The value of the rebate in any given year is calculated using a formula agreed by member countries, based in part on the value of the UK economy and receipts from VAT. It’s calculated a year in arrears—in other words the UK’s economic performance from the previous year determines the size of the discount for the current year.

“What is beyond doubt is that, upon withdrawal, we will have complete discretion over the £350m per week and that huge sums will indeed will be available for public spending on priorities such as the NHS.”—Boris Johnson

There’s no guarantee of how much extra funding, if any, will be available to spend on public services after the UK leaves the EU.

If you care about how much will be available, you also need to care about the wider economic impacts of Brexit, not just the membership fee savings. That depends on the deal we will do with the EU and what impact that will turn out to have on our economy.

During the referendum, economists on both sides of the debate predicted that changes to trade and other areas would have a far bigger economic impact than regaining the UK’s EU membership fee, and most forecasts said that impact would be negative.

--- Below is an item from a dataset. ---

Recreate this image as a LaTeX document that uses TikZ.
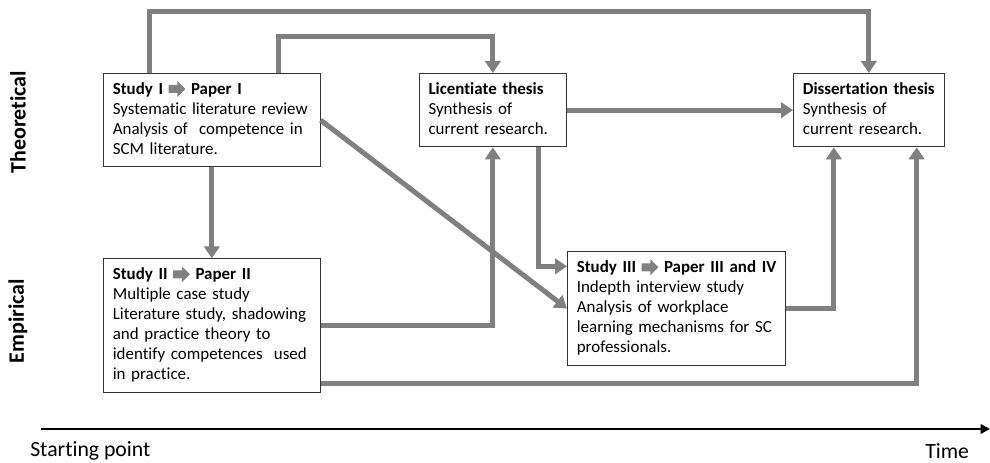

Brexit is still likely to cost the UK public finances more than it will save overall, according to the Institute for Fiscal Studies, based on forecasts from the Office for Budget Responsibility.

If that plays out it means whatever savings we make from the membership fee would be outweighed by the wider economic impacts of leaving.

Who controls the money


“To give you an example: when I was mayor of London I thought it would be a good idea if we persuaded the commission to spend £8m on the Emirates cable car ... the decision was [the European Commission’s]. Control was in the hands of the Commission, not the UK.”—Boris Johnson

This is right. The Emirates Air Line cable car in London did receive £8 million in funding from the European Regional Development Fund (ERDF).

The ERDF is one of several EU funds aimed at promoting jobs and growth across member countries. The EU sets restrictions on how the money can be spent, but organisations which control the spending in member countries have flexibility on how the money is used within these limits.

According to documents from the Greater London Authority (GLA), Transport for London applied for ERDF funding for the cable car project through the GLA. This was then approved by a committee in August 2011 and then by the Mayor—at that time Mr Johnson—in September that year. The funding then had to be submitted to the European Commission for final approval. We’re looking into what the rules are for getting EU approval for these types of project.

The Mayoral Decision approving the funding points out that until the European Commission agreed the funding was not guaranteed. This approval from the Commission was granted in July 2012.

Construction of the cable car began in the summer of 2011 and it was opened to the public in June 2012.